L'homme pensant voudrait embrasser l'essence de la réalité par un mode de représentation. Et lorsqu'il s'aperçoit que cette entreprise est vaine, il se tire d'affaire en disant : toutes les représentations sur les racines de la vie réelle ont une forme personnelle (subjective), et l'essence de la "chose en soi" reste inconnaissable. Que de désordres de la vie de l'esprit seraient épargnés grâce à la connaissance que bien des hommes parlent d'une vision du monde qui diverge de la leur comme quelqu'un qui connaît l'image d'un arbre qui a été prise d'un côté et qui, placé devant une image obtenue d'un autre côté, ne veut pas reconnaître que c'est une image "juste" du même arbre! [...]

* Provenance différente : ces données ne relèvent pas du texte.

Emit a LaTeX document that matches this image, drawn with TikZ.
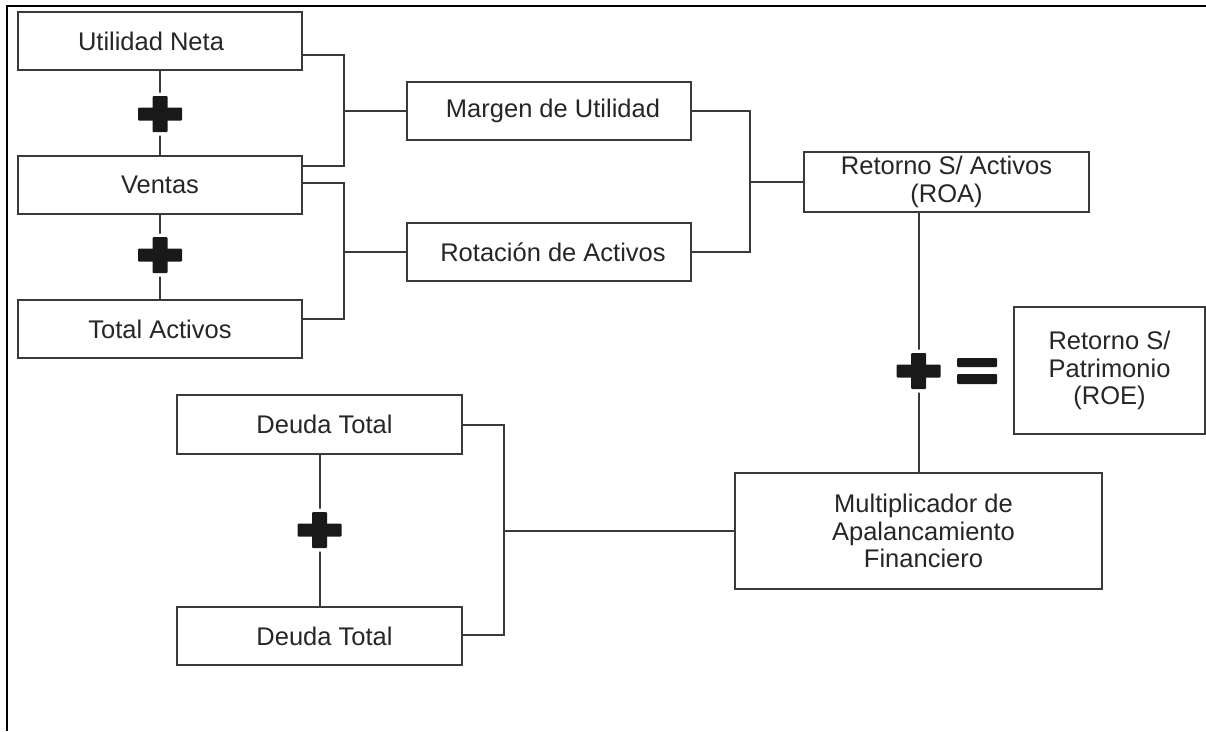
\documentclass[tikz,border=0pt]{standalone}
\usepackage{fontspec}
\setmainfont{Liberation Sans}
\usetikzlibrary{calc}
\definecolor{linegray}{HTML}{3A3A3A}
\definecolor{txt}{HTML}{262626}
\tikzset{
  box/.style={draw=linegray, line width=2.4pt, fill=white, text=txt, align=center,
    inner sep=0pt, font=\fontsize{25.5}{27.5}\selectfont},
  conn/.style={draw=linegray, line width=2pt},
  crossmark/.pic={
    \fill[white, rounded corners=1pt] (-25,-9.5) rectangle (25,9.5);
    \fill[white, rounded corners=1pt] (-10.5,-21.5) rectangle (10.5,21.5);
    \fill[black!90, rounded corners=1pt] (-22,-6.5) rectangle (22,6.5);
    \fill[black!90, rounded corners=1pt] (-7.5,-18) rectangle (7.5,18);
  },
}
\begin{document}
\begin{tikzpicture}[x=1pt,y=-1pt]
\useasboundingbox (0,0) rectangle (1206,731);
% frame
\draw[black, line width=2pt] (7,731) -- (7,6) -- (1206,6);

% boxes
\node[box, minimum width=284, minimum height=58] (un) at (160,41) {Utilidad Neta\hspace*{18pt}};
\node[box, minimum width=284, minimum height=58] (ve) at (160,185) {Ventas};
\node[box, minimum width=284, minimum height=58] (ta) at (160,329) {Total Activos};
\node[box, minimum width=284, minimum height=58] (mu) at (549,111) {\hspace*{8pt}Margen de Utilidad};
\node[box, minimum width=284, minimum height=58] (ra) at (549,252) {\hspace*{8pt}Rotación de Activos};
\node[box, minimum width=285, minimum height=60] (roa) at (946.5,182) {Retorno S/ Activos\\(ROA)};
\node[box, minimum width=191, minimum height=127] (roe) at (1109.5,370.5) {Retorno S/\\Patrimonio\\(ROE)};
\node[box, minimum width=367, minimum height=116] (mult) at (918.5,531) {\hspace*{10pt}Multiplicador de\\\hspace*{10pt}Apalancamiento\\\hspace*{10pt}Financiero};
\node[box, minimum width=285, minimum height=59] (d1) at (319.5,424.5) {\hspace*{10pt}Deuda Total};
\node[box, minimum width=285, minimum height=58] (d2) at (319.5,636) {\hspace*{10pt}Deuda Total};

% plus positions
\coordinate (p1) at (160,114);
\coordinate (p2) at (160,255);
\coordinate (p3) at (319.5,530);
\coordinate (p4) at (918.5,371);

% vertical connectors through plus signs
\draw[conn] (un.south) -- (ve.north);
\draw[conn] (ve.south) -- (ta.north);
\draw[conn] (d1.south) -- (d2.north);
\draw[conn] (roa.south -| mult.north) -- (mult.north);

% brackets
\coordinate (b1) at (344,110.5);
\draw[conn] ($(un.east)+(0,14)$) -| (b1) |- ($(ve.east)+(0,-19)$);
\draw[conn] (b1) -- (b1 -| mu.west);
\coordinate (b2) at (344,252);
\draw[conn] ($(ve.east)+(0,-2)$) -| (b2) |- ($(ta.east)+(0,-10)$);
\draw[conn] (b2) -- (ra.west);
\coordinate (b3) at (750,182);
\draw[conn] (mu.east) -| (b3) |- (ra.east);
\draw[conn] (b3) -- (roa.west);
\coordinate (b4) at (504,531);
\draw[conn] ($(d1.east)+(0,0.5)$) -| (b4) |- ($(d2.east)+(0,-1)$);
\draw[conn] (b4) -- (mult.west);

% plus signs
\pic at (p1) {crossmark};
\pic at (p2) {crossmark};
\pic at (p3) {crossmark};
\pic at (p4) {crossmark};

% equal sign
\coordinate (eq) at (977,371);
\fill[black!90, rounded corners=1pt] ($(eq)+(-20,-13)$) rectangle ($(eq)+(20,-4)$);
\fill[black!90, rounded corners=1pt] ($(eq)+(-20,3)$) rectangle ($(eq)+(20,13)$);
\end{tikzpicture}
\end{document}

Mais la vue des choses qui a été présentée n'est pas censée donner une justification de chacune des opinions humaines qui se considère comme une vision du monde. De véritables erreurs, le caractère défectueux des sources de connaissance, des points de vue à partir desquels seule une imagination nébuleuse prétend créer des pensées de vision du monde : tout cela se montrera précisément à la lumière dans laquelle pénètre cette vision du monde. Par le fait qu'elle cherche à savoir dans quelle mesure la réalité — qui est une — se manifeste dans des idées humaines qui divergent les unes des autres, il lui est donc permis d'espérer accéder à un regard qui décèle le cas où une opinion humaine est rejetée par la réalité elle-même.